Don’t Be the Good Girl

Laurel Mills
2 min readNov 17, 2021
Photo by Katherine Hanlon on Unsplash

On the eve of my 42nd birthday, and since absolutely no one asked, I thought I’d share the biggest piece of advice that I wish I could give my younger self: Don’t be the good girl.

First, after the age of 18, be a woman. Feel free to be a woman that loves pink ruffles or hair bows or fairies but be a woman. “Girl” should be reserved for actual girls — the young, twirling kind that populates elementary schools and the teenagers sulking about parties they can’t go to or playing on phones. Girls (and boys) need our guidance and protection as they grapple with changing bodies and hormones and attention.

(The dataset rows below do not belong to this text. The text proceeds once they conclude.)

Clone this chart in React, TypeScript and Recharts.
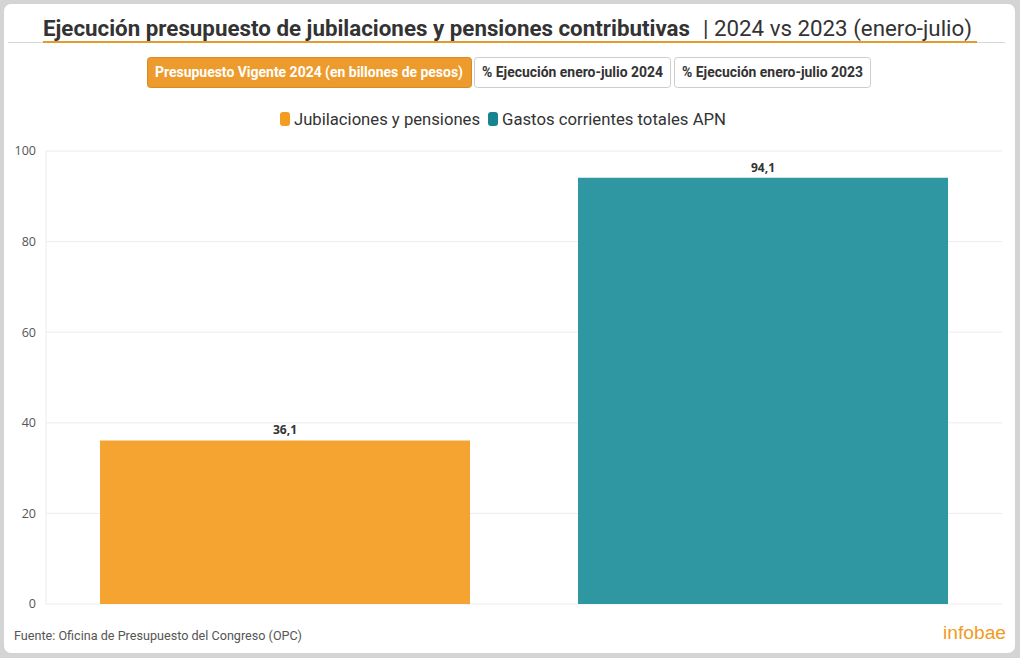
import React from 'react';
import { BarChart, Bar, XAxis, YAxis, CartesianGrid, Cell, LabelList } from 'recharts';

const categories = ['Jubilaciones y pensiones', 'Gastos corrientes totales APN'];
const values = [36.1, 94.1];
const colors = ['#F6A431', '#2E97A2'];
const legendColors = ['#F39C1F', '#17858F'];
const yTicks = [0, 20, 40, 60, 80, 100];
const buttons = ['Presupuesto Vigente 2024 (en billones de pesos)', '% Ejecución enero-julio 2024', '% Ejecución enero-julio 2023'];

const data = categories.map((name, i) => ({ name, value: values[i] }));

const fmt = (v: any) => String(v).replace('.', ',');

export default function App() {
  return (
    <div style={{ position: 'absolute', left: 0, top: 0, width: 1020, height: 658, background: '#d4d4d4', overflow: 'hidden' }}>
      <div style={{ position: 'absolute', left: 4, top: 4, width: 1011, height: 649, background: '#fff', borderRadius: 7 }} />
      <div style={{ position: 'absolute', left: 0, top: 0 }}>
        <BarChart width={1020} height={658} data={data} margin={{ top: 151, right: 18, bottom: 54, left: 6 }} barCategoryGap="11.3%">
          <CartesianGrid vertical={false} stroke="#ececec" />
          <XAxis dataKey="name" hide />
          <YAxis
            width={40}
            domain={[0, 100]}
            ticks={yTicks}
            axisLine={{ stroke: '#ececec' }}
            tickLine={false}
            tickMargin={4}
            tick={{ fill: '#555', fontSize: 12.5, fontFamily: 'Open Sans' }}
          />
          <Bar dataKey="value" isAnimationActive={false}>
            {data.map((d, i) => (
              <Cell key={d.name} fill={colors[i]} />
            ))}
            <LabelList
              dataKey="value"
              position="top"
              offset={6}
              formatter={fmt}
              style={{ fill: '#333', fontSize: 12, fontWeight: 700, fontFamily: 'Open Sans' }}
            />
          </Bar>
        </BarChart>
      </div>
      <svg width={1020} height={658} style={{ position: 'absolute', left: 0, top: 0, pointerEvents: 'none' }}>
        <line x1={8} x2={1005} y1={42.5} y2={42.5} stroke="#d8d8d8" strokeWidth={1} />
        <line x1={43} x2={977} y1={42} y2={42} stroke="#E39B2E" strokeWidth={2} />
        <text x={43} y={36} fontFamily="Roboto" fontWeight={700} fontSize={22} fill="#333" textLength={647} lengthAdjust="spacingAndGlyphs">
          Ejecución presupuesto de jubilaciones y pensiones contributivas
        </text>
        <text x={703} y={36} fontFamily="Roboto" fontWeight={400} fontSize={22} fill="#333" textLength={269} lengthAdjust="spacingAndGlyphs">
          | 2024 vs 2023 (enero-julio)
        </text>

        <rect x={147.5} y={57.5} width={324} height={30} rx={3} fill="#EE9B2D" stroke="#D98A22" />
        <text x={155} y={77} fontFamily="Roboto" fontWeight={700} fontSize={14} fill="#fff" textLength={308} lengthAdjust="spacingAndGlyphs">
          {buttons[0]}
        </text>
        <rect x={474.5} y={57.5} width={196} height={30} rx={3} fill="#fff" stroke="#cccccc" />
        <text x={482} y={77} fontFamily="Roboto" fontWeight={700} fontSize={14} fill="#333" textLength={181} lengthAdjust="spacingAndGlyphs">
          {buttons[1]}
        </text>
        <rect x={674.5} y={57.5} width={196} height={30} rx={3} fill="#fff" stroke="#cccccc" />
        <text x={682} y={77} fontFamily="Roboto" fontWeight={700} fontSize={14} fill="#333" textLength={181} lengthAdjust="spacingAndGlyphs">
          {buttons[2]}
        </text>

        <rect x={280} y={112} width={10} height={14} rx={3} fill={legendColors[0]} />
        <text x={294} y={125} fontFamily="Roboto" fontSize={17} fill="#333" textLength={186} lengthAdjust="spacingAndGlyphs">
          {categories[0]}
        </text>
        <rect x={488} y={112} width={10} height={14} rx={3} fill={legendColors[1]} />
        <text x={502} y={125} fontFamily="Roboto" fontSize={17} fill="#333" textLength={224} lengthAdjust="spacingAndGlyphs">
          {categories[1]}
        </text>

        <text x={14} y={640} fontFamily="Roboto" fontSize={13} fill="#555" textLength={288} lengthAdjust="spacingAndGlyphs">
          Fuente: Oficina de Presupuesto del Congreso (OPC)
        </text>
        <text x={943} y={639} fontFamily="Liberation Sans" fontSize={18} fill="#F29A1F" textLength={63} lengthAdjust="spacingAndGlyphs">
          infobae
        </text>
      </svg>
    </div>
  );
}
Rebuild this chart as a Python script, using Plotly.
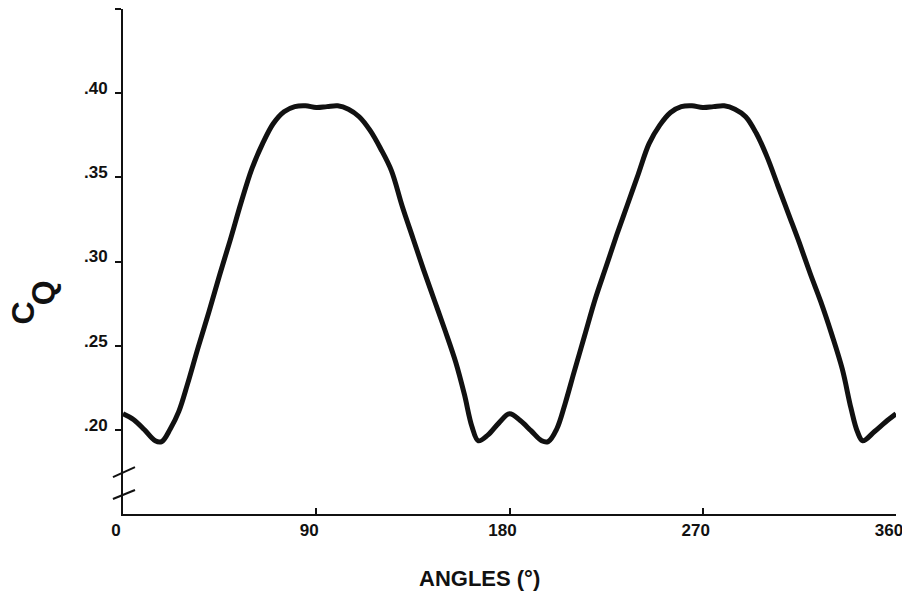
import plotly.graph_objects as go

# Data
angles = [0, 5, 10, 15, 18, 22, 26, 30, 35, 40, 45, 50, 55, 60, 65, 70, 75, 80, 85, 90, 95, 100,
          105, 110, 115, 120, 125, 130, 135, 140, 145, 150, 155, 159, 162.5, 165.5, 170, 175, 180,
          185, 190, 195, 198, 202, 206, 210, 215, 220, 225, 230, 235, 240, 245, 250, 255, 260,
          265, 270, 275, 280, 285, 290, 295, 300, 305, 310, 315, 320, 325, 330, 335, 339, 342,
          344.5, 350, 355, 360]
cq = [0.2095, 0.206, 0.200, 0.1935, 0.193, 0.2005, 0.211, 0.227, 0.249, 0.270, 0.292, 0.313, 0.335, 0.355, 0.370, 0.382, 0.389, 0.392, 0.3925, 0.3915, 0.392, 0.3925,
      0.3905, 0.386, 0.378, 0.367, 0.354, 0.333, 0.314, 0.295, 0.277, 0.259, 0.240, 0.221, 0.202, 0.1935, 0.197, 0.204, 0.2095,
      0.2055, 0.1995, 0.1935, 0.193, 0.2005, 0.216, 0.234, 0.256, 0.278, 0.297, 0.316, 0.334, 0.352, 0.370, 0.381, 0.3885, 0.392,
      0.3925, 0.3915, 0.392, 0.3925, 0.3905, 0.386, 0.376, 0.362, 0.345, 0.328, 0.311, 0.293, 0.276, 0.257, 0.236, 0.213, 0.199,
      0.1935, 0.199, 0.2045, 0.2095]

x_tickvals = [0, 90, 180, 270, 360]
x_ticktext = ["0", "90", "180", "270", "360"]
y_tickvals = [0.20, 0.25, 0.30, 0.35, 0.40, 0.45]
y_ticktext = [".20", ".25", ".30", ".35", ".40", ""]

FONT = "'Liberation Sans Narrow', 'Arial Narrow', 'Liberation Sans', Arial, sans-serif"
INK = "#111111"

fig = go.Figure()
fig.add_trace(go.Scatter(
    x=angles, y=cq, mode="lines",
    line=dict(color=INK, width=5, shape="spline", smoothing=1.0),
    hoverinfo="skip", showlegend=False,
))

fig.update_layout(
    width=902, height=616,
    margin=dict(l=123, r=6, t=9, b=102),
    paper_bgcolor="white", plot_bgcolor="white",
    font=dict(family=FONT, color=INK),
    showlegend=False,
)

fig.update_xaxes(
    range=[0, 360], tickvals=x_tickvals, ticktext=x_ticktext,
    showgrid=False, zeroline=False, automargin=False,
    showline=True, linecolor=INK, linewidth=2,
    ticks="inside", ticklen=6, tickwidth=2, tickcolor=INK,
    tickfont=dict(family=FONT, size=17, color=INK, weight="bold"),
    ticklabelstandoff=0, ticklabelshift=-7, ticklabeloverflow="allow",
)
fig.update_yaxes(
    range=[0.15, 0.45], tickvals=y_tickvals, ticktext=y_ticktext,
    showgrid=False, zeroline=False, automargin=False,
    showline=True, linecolor=INK, linewidth=2,
    ticks="outside", ticklen=6, tickwidth=2, tickcolor=INK,
    tickfont=dict(family=FONT, size=17, color=INK, weight="bold"),
    ticklabelstandoff=4, ticklabelshift=-5, ticklabeloverflow="allow",
)

# axis titles
fig.add_annotation(text="ANGLES (°)", xref="paper", yref="paper", x=0.461, y=0,
                   xanchor="center", yanchor="middle", yshift=-64, showarrow=False,
                   font=dict(family=FONT, size=22, color=INK, weight="bold"))
fig.add_annotation(text="C", xref="paper", yref="paper", x=0, y=0.397,
                   xanchor="center", yanchor="middle", xshift=-100, textangle=-90,
                   showarrow=False, font=dict(family=FONT, size=32, color=INK, weight="bold"))
fig.add_annotation(text="Q", xref="paper", yref="paper", x=0, y=0.437,
                   xanchor="center", yanchor="middle", xshift=-80, textangle=-90,
                   showarrow=False, font=dict(family=FONT, size=32, color=INK, weight="bold"))

# axis break marks
for y0, y1 in [(0.073, 0.093), (0.0297, 0.0475)]:
    fig.add_shape(type="line", xref="paper", yref="paper",
                  x0=-0.013, x1=0.0155, y0=y0, y1=y1,
                  line=dict(color=INK, width=2))

fig.write_html("out.html", config={"displayModeBar": False},
               post_script="document.body.style.margin='0px';")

But as we usher men into a position of authority, let’s do the same with women. Women (and men) still need guidance and protection, but they can do so better on a more even playing field. So, let’s have girls and boys and women and men, but never girls and men (in more ways than one). If “woman” is too much while “girl” is less threatening or more innocent or “sweeter,” well then, I’d rather be too much.

Second, be kind or compassionate or brave or badass, but there’s no need to be “good” by anyone’s standards but your own. You are already good. (Read that again.) No one should have to meet anyone else’s expectations to prove they are good. *

Last, the biggest problem with anyone else’s definition of a “good girl” is that it’s always changing. Fall short of whatever sexual politics are demanded by a particular situation, and you’ll be a tease or a slut, a prude or a whore. Be confident without getting too big of a head. Don’t play dumb, but never be a snob.

You will waste precious years trying to live in gray areas you never wanted to belong.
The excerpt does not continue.